The first thing I noticed about Seapony‘s debut album besides the slightly chillwave cover image was the layout of the CD. It looks like it came from the Sarah Records catalog circa 1992. The colors, fonts and inner sleeve photo reminded me of Blueboy‘s If Wishes Were Horses. The cover does not lie, Seapony’s sound is entirely reminiscent of the Sarah Records catalog as well.

Singer Jen Weidl has a sweetness to her voice that is offset by her disaffected delivery. This makes the songs sound innocent and jaded at the same time. Lead guitarist and songwriter Danny Rowland has created clean and simple pallets of jangling and ringing tones for his songs. Listening to the record on head phones accents the quietness of it, making it pass by without an impression and that nearly happened to me.
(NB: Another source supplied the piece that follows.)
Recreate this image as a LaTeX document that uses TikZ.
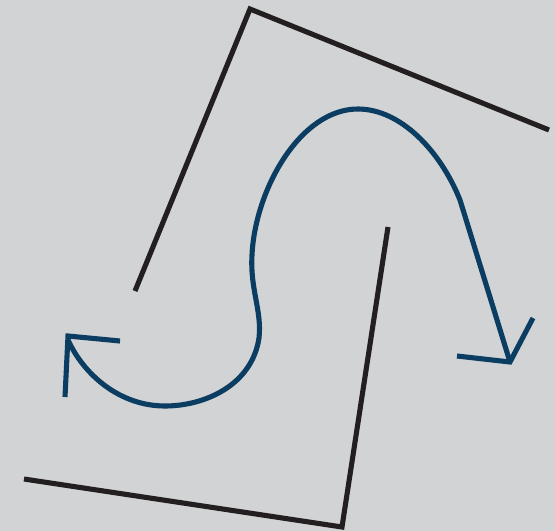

My mind changed after putting it on the old hi-fi stereo with some descent speakers. Playing on the old hi-fi, the songs seem to crackle from the speakers, blossoming into full foliage. It makes me wonder how many of us actually listen to albums on a descent stereo any more instead of crappy headphones? Sometimes it makes all the difference in ‘getting’ and appreciating a record. Go With Me is a subtle understated record that doesn’t demand your attention but sort of nestles up beside you when you’re not looking, like that ordinary everyday aquaintance that you one day realize is an interesting and cool person.


mp3: Seapony – Dreaming

mp3: Seapony – Blue Star

Both songs from Seapony’s album Go With Me. Order a copy for your home hi-fi today from Hardly Art.

Seapony have played around town quite a lot since their debut late last year, but they have recently gone the way that Echo and the Bunny did way back and retired their drum machine and added a human drummer to their line up so Thursday’s record release gig at Vera Project is cause to see them (again). If you need more cause to go to Thursday’s show, here’s one: 14 Iced Bears!  The very same C-86 angular janglers are back and Seattle is one of the few stops on their short West Coast tour.  The band’s collection of singles and BBC sessions compiled on Slumberland’s In the Beginning along with the band’s self-titled debut are some of the best under-heard stuff from that era. I’m hoping that they skip much of their second album Borderline as it doesn’t hit quite the sweat spot as their earlier material.